I present this post originally posted by Vera Resnick on her blog.
One of the things Vladimir Polony and myself try to do, is explain what we learned when researching the meaning of words in the Therapeutic Pocket Book during translation to English. The meaning of words have change tremendously since the 19th century. Vera did some research on the word erquickendem and gives her finding below. I would also like to add one description that was found in our research, and that was “nervous stimulation”. In itself it means nothing but when combined with other phrases, a rounded comprehension of the meaning can be deciphered. We also refer to each remedy noted in the rubric, and see how the symptom is described, and compare with the other remedies.
Yesterday I was working on a case of a 17-year-old girl who has an eating problem . She does not seem to be anorexic, but has difficulty with eating.
– She does not get hungry – she gets stomach cramps which is how she knows she must eat. She also gets a “mouth” sensation that she wants something “with a lot of taste”, but when questioned it turned out that some of the foods she likes that fall into this category include pasta with olive oil and mild flavouring, cheese Danish, and similar.
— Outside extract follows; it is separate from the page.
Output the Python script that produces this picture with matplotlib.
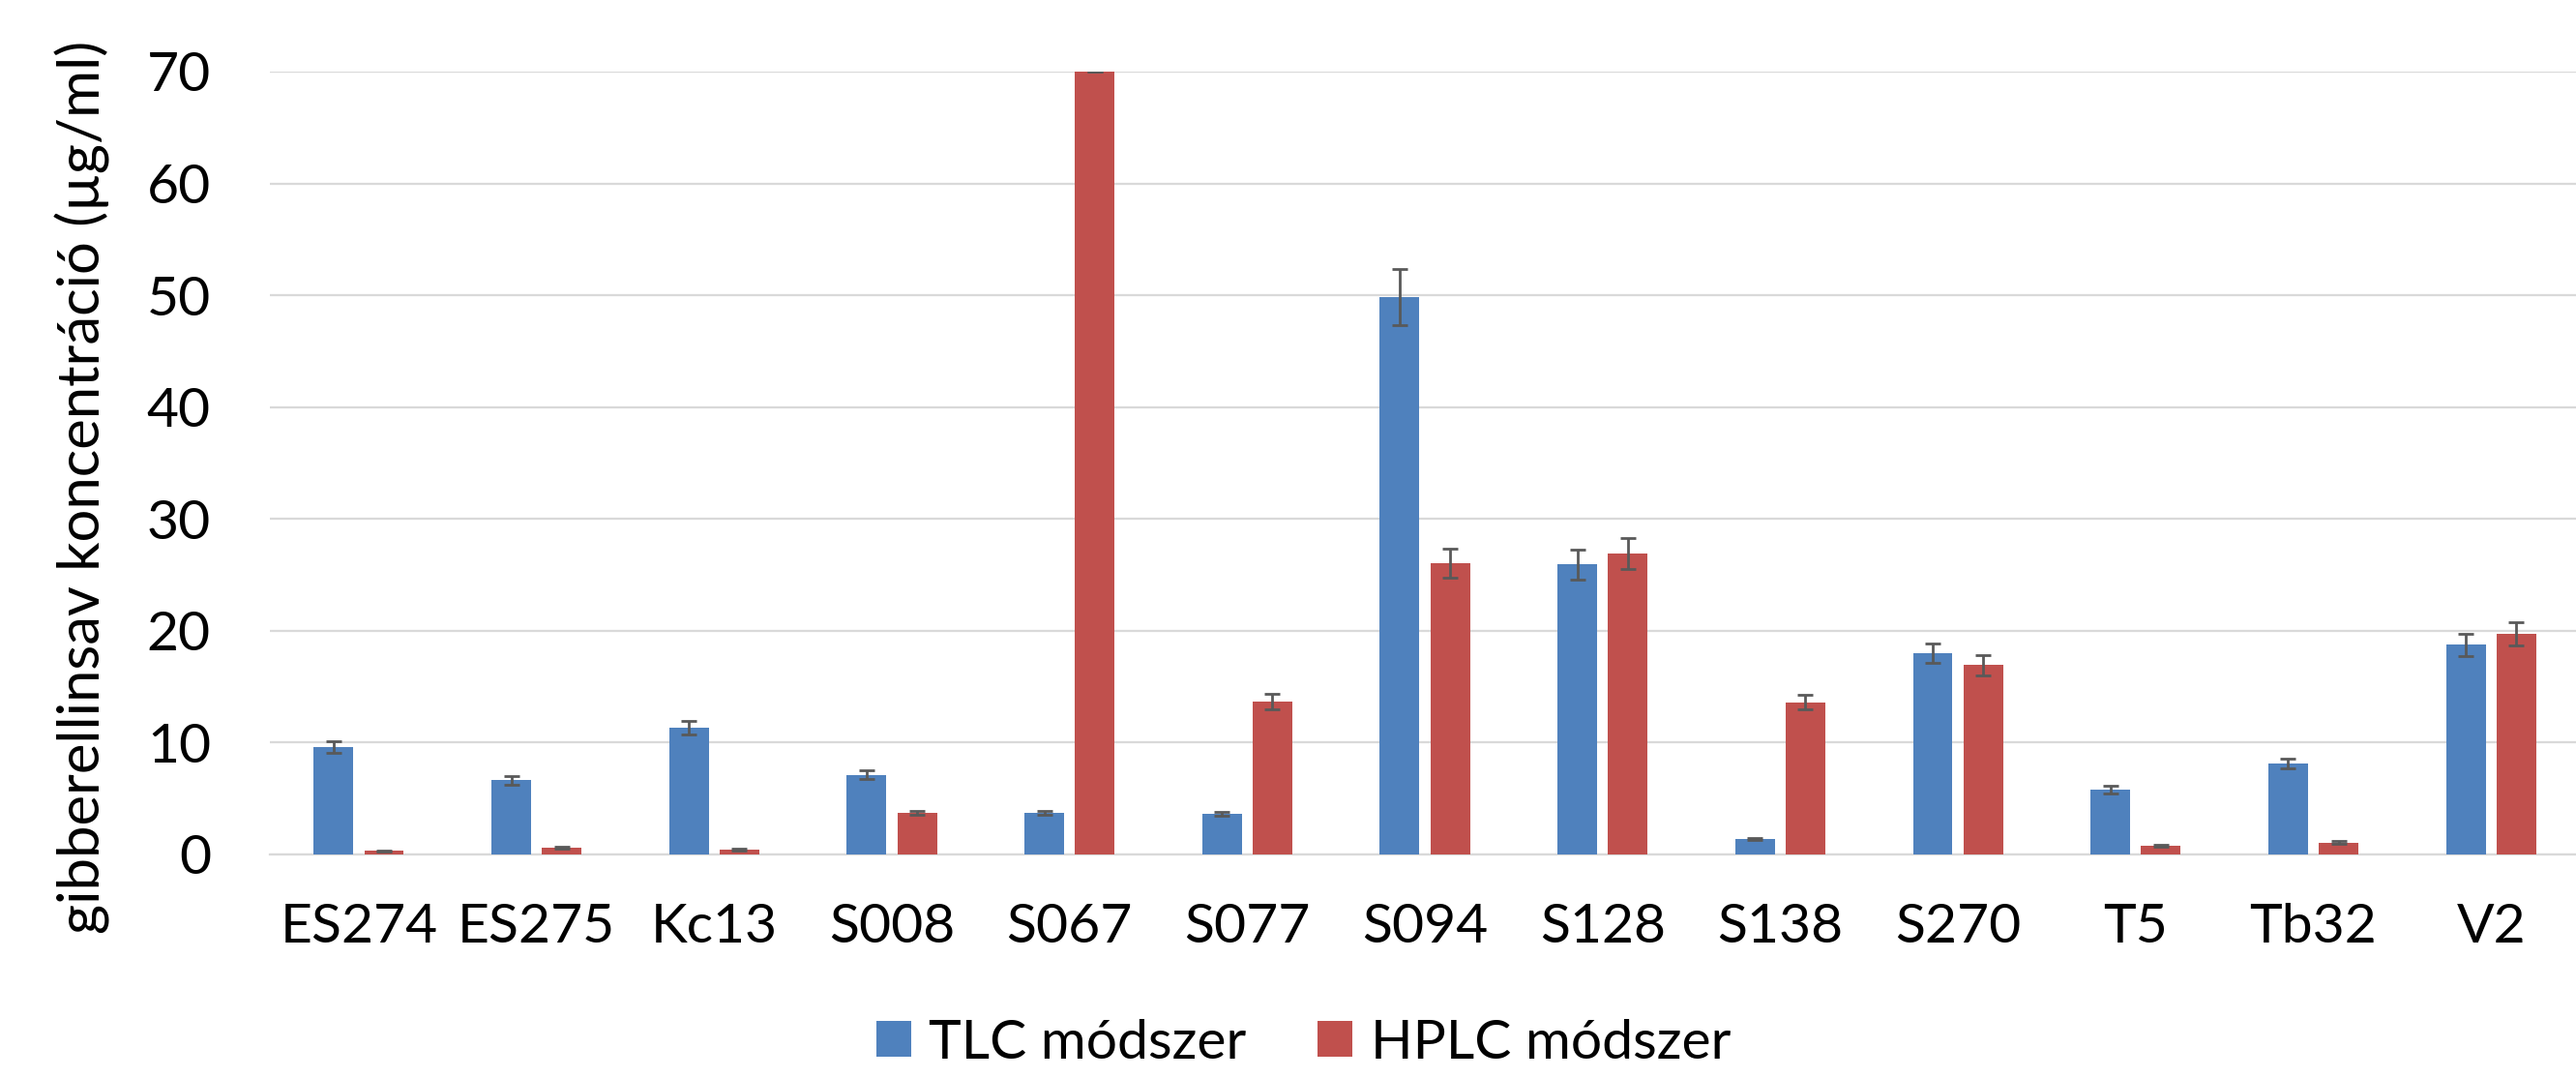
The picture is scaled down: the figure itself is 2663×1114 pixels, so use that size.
import numpy as np
from matplotlib import pyplot as plt

strains = ['ES274', 'ES275', 'Kc13', 'S008', 'S067', 'S077', 'S094',
           'S128', 'S138', 'S270', 'T5', 'Tb32', 'V2']
tlc = [9.6, 6.6, 11.3, 7.1, 3.7, 3.6, 49.8, 25.9, 1.35, 18.0, 5.75, 8.1, 18.75]
tlc_err = [0.5, 0.4, 0.6, 0.4, 0.2, 0.2, 2.5, 1.3, 0.07, 0.85, 0.35, 0.45, 1.0]
hplc = [0.3, 0.6, 0.4, 3.7, 70.0, 13.65, 26.0, 26.9, 13.6, 16.9, 0.75, 1.05, 19.7]
hplc_err = [0.05, 0.08, 0.06, 0.2, 0.0, 0.7, 1.3, 1.4, 0.65, 0.9, 0.08, 0.1, 1.05]

blue = '#4F81BD'
red = '#C0504D'
fs = 41
plt.rcParams['font.family'] = ['Lato', 'DejaVu Sans']

fig = plt.figure(figsize=(26.63, 11.14), dpi=100)
# plot area runs a few pixels past the right edge, as in the original
ax = fig.add_axes([0.1048, 0.2076, 0.8967, 0.726])

x = np.arange(len(strains))
w = 0.223
off = 0.142
ekw = dict(ecolor='#595959', elinewidth=2.0, capsize=6, capthick=2.0)
ax.bar(x - off, tlc, w, color=blue, yerr=tlc_err, error_kw=ekw,
       label='TLC módszer', zorder=3)
ax.bar(x + off, hplc, w, color=red, yerr=hplc_err, error_kw=ekw,
       label='HPLC módszer', zorder=3)

ax.set_ylim(0, 70)
ax.set_xlim(-0.5, len(strains) - 0.5)
ax.set_yticks(range(0, 71, 10))
ax.set_xticks(x)
ax.set_xticklabels(strains)
ax.tick_params(axis='both', length=0, labelsize=fs)
ax.tick_params(axis='x', pad=36)
ax.tick_params(axis='y', pad=44)
ax.yaxis.grid(True, color='#D9D9D9', linewidth=1.6, zorder=0)
for s in ['top', 'right', 'left']:
    ax.spines[s].set_visible(False)
ax.spines['bottom'].set_color('#D9D9D9')
ax.spines['bottom'].set_linewidth(1.6)

fig.text(0.032, 0.548, 'gibberellinsav koncentráció (µg/ml)', rotation=90,
         ha='center', va='center', fontsize=43)

fig.legend(loc='center', bbox_to_anchor=(0.506, 0.032), ncol=2, frameon=False,
           fontsize=fs, handlelength=0.63, handleheight=0.63, columnspacing=1.3,
           handletextpad=0.32, borderaxespad=0)

plt.savefig('out.png')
Her concept of “a lot of taste” did not mean highly spiced or strongly flavoured.
– After she has eaten a small amount, she feels both full and disgusted with the food she has eaten.
I mentioned this case to Gary, and he asked “have you considered the rubric for desires refreshing food?”
Remedies for this rubric: Carb-an, Caust, Cocc, M-art, Ph-ac, Phos., Puls., Rheum, Valer.
The word “refreshing” has always put me in mind of watermelon, cucumber salad, chilled fruit juice, or (like the Brit I am), a strong cup of tea. But however much I love a really good shepherd’s pie, I have never considered it “refreshing”. However Gary’s question got me thinking: what does “refreshing” mean? And are the foods and drinks that come under this definition more or less objective – or is it an issue of why the patient requires a food (to refresh himself), rather than the nature of the food itself?
In this particular case I had considered remedies such as Lyc, Calc and Puls – which I had given to the patient on several occasions but which had never quite touched this symptom.
I did some research. The original German word is “erquickendem”, which a German linguist informed me is probably connected to Middle English terminology of “the quick and the dead”. Looking at thesaurus options for the word “refreshing”, I came across words such as “revive”, “restorative”, and I found myself remembering soporific events which people attended lured in by the hallowed words “refreshments will be served”… which often were far from refreshing in the sense I had understood it, unless insipid tea and dry buns fit the description.
I’m also reminded of the way my father would say sitting back in his chair after eating something substantial that he had really enjoyed, “that was fit to revive the dead…”.
Back to our (refreshing?) onions…
I took two rubrics in this case:
Hunger and Thirst, Desire, Refreshing (306)
Hunger and Thirst, Hunger, Appetite without (274)
These rubrics led me to Rheum, a remedy I had not considered at all in this case. The Materia Medica Pura includes these symptoms, amongst others, and in general Rheum reads very well for many of the other symptoms in this case.
49. Great appetite, but the food though tasting nice soon becomes repugnant. [Gss.]
50. Whilst he loathes certain things (such as fat, insipid food), appetite for a variety of things, but he cannot eat much of them, for they immediately become repugnant. [Gss.]
51. The food does not taste right, and soon becomes repugnant, though he has tolerable appetite. [Gss.]
53. Hunger, but no appetite.
54. He feels qualmish (squeamish, loathing and inclined to vomit).
There are two issues that I wanted to highlight in presenting this case:
1. Our understanding of remedies and symptoms are inevitably complicated by nuance of language, by the way the sensations are literally lost in translation, first from the sensation itself into spoken language, and second from one language to others. This applies both in the way our patients report their symptoms, and in the way the symptoms of the provers were reported as presented in the Materia Medica. It emphasizes the need to look at older meanings of words we may think we understand when using the repertory and when reading provings on which the repertory was based. And it also means that we have to use the question “what exactly do you mean by that” frequently in our case-taking.
2. The repertorization is not intended to summarize the case in two rubrics, and in this example, not even to identify all the most important aspects of this case. It is really a tool, intended to find some essential salient elements that will point a guiding finger towards relevant remedies that we need to look at in the Materia Medica.